Comment #4: Do you really think that what the writers and scribes of the Book of Mormon were all inspired of the Lord to write what they did? This seems to be in opposition to what John L. Sorenson and others have suggested” Wilbur J.
Response: First of all, with probably the exception of some of those who wrote in the books of Jarom and Omni, they were not “writers and scribes,” but prophets of God. Men who repeatedly told us the Lord constrained them from writing further. Now, we find an interesting thing in the Doctrine & Covenants about this. The Lord, knowing the first translation of the beginning of the Large Plates would be lost, the Lord had Nephi abridge his father’s record on the Small Plates as well as his own, of which the Lord said, “there are many things engraven upon the plates of Nephi which do throw greater views upon my gospel” and “all the remainder of this work does contain all those parts of my gospel which my holy prophets, yea, and also my disciples, desired in their prayers should come forth unto this people” (D&C 10:45-46). Therefore, we can only conclude that the Lord was involved in what was written on these plates, for he knew what would happen and made sure his words (gospel) would be available in their entirety on the Small Plates.
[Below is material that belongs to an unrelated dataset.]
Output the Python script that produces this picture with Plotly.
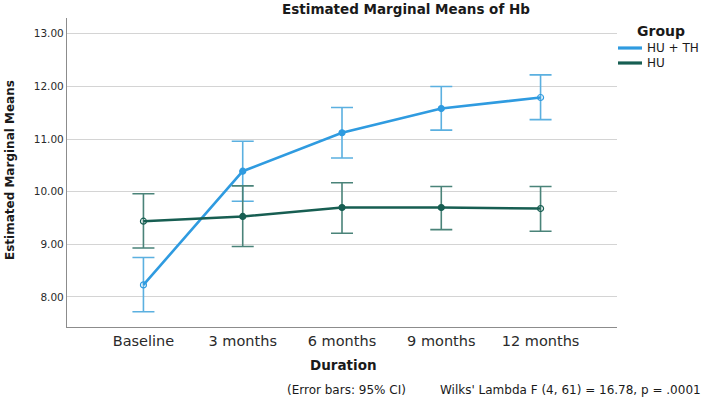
import plotly.graph_objects as go

categories = ["Baseline", "3 months", "6 months", "9 months", "12 months"]

hu_th_mean = [8.23, 10.39, 11.12, 11.58, 11.79]
hu_th_upper = [8.75, 10.96, 11.60, 12.00, 12.22]
hu_th_lower = [7.72, 9.82, 10.64, 11.17, 11.37]

hu_mean = [9.44, 9.53, 9.70, 9.70, 9.68]
hu_upper = [9.96, 10.11, 10.17, 10.10, 10.10]
hu_lower = [8.93, 8.96, 9.21, 9.28, 9.25]

y_ticks = [8, 9, 10, 11, 12, 13]
group_names = ["HU + TH", "HU"]

FONT = "DejaVu Sans"
BLUE = "#2f9be0"
BLUE_BAR = "#5bb0e0"
TEAL = "#175e52"
TEAL_BAR = "#4a8379"

symbols = ["circle-open", "circle", "circle", "circle", "circle-open"]

L, R, T, B = 67, 91, 18, 71
W, H = 708, 398
PW, PH = W - L - R, H - T - B


def px_x(x):
    return (x - L) / PW


def px_y(y):
    return (H - B - y) / PH


def make_trace(name, mean, upper, lower, color, bar_color):
    return go.Scatter(
        x=categories,
        y=mean,
        name=name,
        showlegend=False,
        mode="lines+markers",
        line=dict(color=color, width=2.6),
        marker=dict(size=6, color=color, symbol=symbols,
                    line=dict(color=color, width=1.2)),
        error_y=dict(
            type="data",
            symmetric=False,
            array=[u - m for u, m in zip(upper, mean)],
            arrayminus=[m - l for m, l in zip(mean, lower)],
            color=bar_color,
            thickness=1.6,
            width=11,
        ),
    )


fig = go.Figure()
fig.add_trace(make_trace(group_names[0], hu_th_mean, hu_th_upper, hu_th_lower, BLUE, BLUE_BAR))
fig.add_trace(make_trace(group_names[1], hu_mean, hu_upper, hu_lower, TEAL, TEAL_BAR))

# manual legend (lines + labels) to mimic SPSS layout
legend_rows = [48, 63]
legend_colors = [BLUE, TEAL]
shapes = []
annotations = []
for name, col, yy in zip(group_names, legend_colors, legend_rows):
    shapes.append(dict(type="line", xref="paper", yref="paper",
                       x0=px_x(618), x1=px_x(642), y0=px_y(yy), y1=px_y(yy),
                       line=dict(color=col, width=3.2)))
    annotations.append(dict(text=name, xref="paper", yref="paper",
                            x=px_x(645), y=px_y(yy), xanchor="left", yanchor="middle",
                            showarrow=False,
                            font=dict(size=12, family=FONT, color="#1a1a1a")))

annotations += [
    dict(text="<b>Group</b>", xref="paper", yref="paper",
         x=px_x(661), y=px_y(31),
         xanchor="center", yanchor="middle", showarrow=False,
         font=dict(size=14, family=FONT, color="#1a1a1a")),
    dict(text="<b>Estimated Marginal Means</b>", xref="paper", yref="paper",
         x=px_x(10), y=px_y(170), textangle=-90,
         xanchor="center", yanchor="middle", showarrow=False,
         font=dict(size=12, family=FONT, color="#1a1a1a")),
    dict(text="<b>Duration</b>", xref="paper", yref="paper",
         x=px_x(343), y=px_y(365),
         xanchor="center", yanchor="middle", showarrow=False,
         font=dict(size=13.5, family=FONT, color="#1a1a1a")),
    dict(text="(Error bars: 95% CI)", xref="paper", yref="paper",
         x=px_x(285), y=px_y(390),
         xanchor="left", yanchor="middle", showarrow=False,
         font=dict(size=12, family=FONT, color="#1a1a1a")),
    dict(text="Wilks' Lambda F (4, 61) = 16.78, p = .0001", xref="paper", yref="paper",
         x=px_x(438), y=px_y(390),
         xanchor="left", yanchor="middle", showarrow=False,
         font=dict(size=12, family=FONT, color="#1a1a1a")),
]

fig.update_layout(
    width=W,
    height=H,
    margin=dict(l=L, r=R, t=T, b=B),
    paper_bgcolor="white",
    plot_bgcolor="white",
    font=dict(family=FONT, color="#222222"),
    title=dict(
        text="<b>Estimated Marginal Means of Hb</b>",
        x=406 / W, xanchor="center",
        y=1 - 9 / H, yanchor="middle",
        font=dict(size=13.5, family=FONT, color="#1a1a1a"),
    ),
    xaxis=dict(
        type="category",
        range=[-0.77, 4.77],
        showgrid=False,
        showline=True,
        linecolor="#8c8c8c",
        linewidth=1.2,
        ticks="",
        tickfont=dict(size=14.5, family=FONT, color="#2a2a2a"),
        zeroline=False,
        fixedrange=True,
    ),
    yaxis=dict(
        range=[7.43, 13.3],
        tickvals=y_ticks,
        tickformat=".2f",
        showgrid=True,
        gridcolor="#d4d4d4",
        gridwidth=1,
        showline=True,
        linecolor="#8c8c8c",
        linewidth=1.2,
        ticks="",
        tickfont=dict(size=10.5, family=FONT, color="#2a2a2a"),
        zeroline=False,
    ),
    showlegend=False,
    shapes=shapes,
    annotations=annotations,
)

fig.write_html("out.html")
Comment #5: “I simply cannot swallow the ages-old tale of a universal Flood, what you call Noah’s Flood. When you write of it, it makes your other statements less credible” Paxton.
Response: There can be no apology for stating facts as stated in the holy scriptures. But when it comes to the Flood, we can look into almost every culture that stretchers back three or four thousand years and find some form of the universal Flood theme. Along with Noah's flood in the Bible were the Babylonian Utnapischtim of the Gilgamesh epic, the Sumerian Ziusudra, the Persian Jima, the Indian Manu, the Maya Coxcox, the Colombian Bochica, the Algonkin's Nanabozu, the Crows' Coyote, the Greek Deukalion and Pyrrha, the Chinese Noah Kuen, and the Polynesian Tangaloa. All of these consistent “myths” make it evident there was a world-wide deluge. In addition, Global doomsdays are conspicuous in the Hopi Indian legends, the Finnish Kalevala epic, the Mayan Chilam Balam and Popol Vuh, and in the Aztec calendar, which cyclic theory states that the Flood was the fourth doomsday after the "death of the Jaguars," "the death of the Tempests," "the death of the Great Fire" (volcanoes), and the “Great Deluge.” I hate to belabor a point, but sometimes you have to in order to get through to people’s sacrosanct ideas: There are universal flood legends of one type or another among language groupings in the following countries and regions: 32 languages in South America; 24 in Central America; 83 in North America; 17 in the Pacific Islands; 17 in Australia; 57 in Asia; 17 in Africa; 9 in the Near East; and 11 in Europe.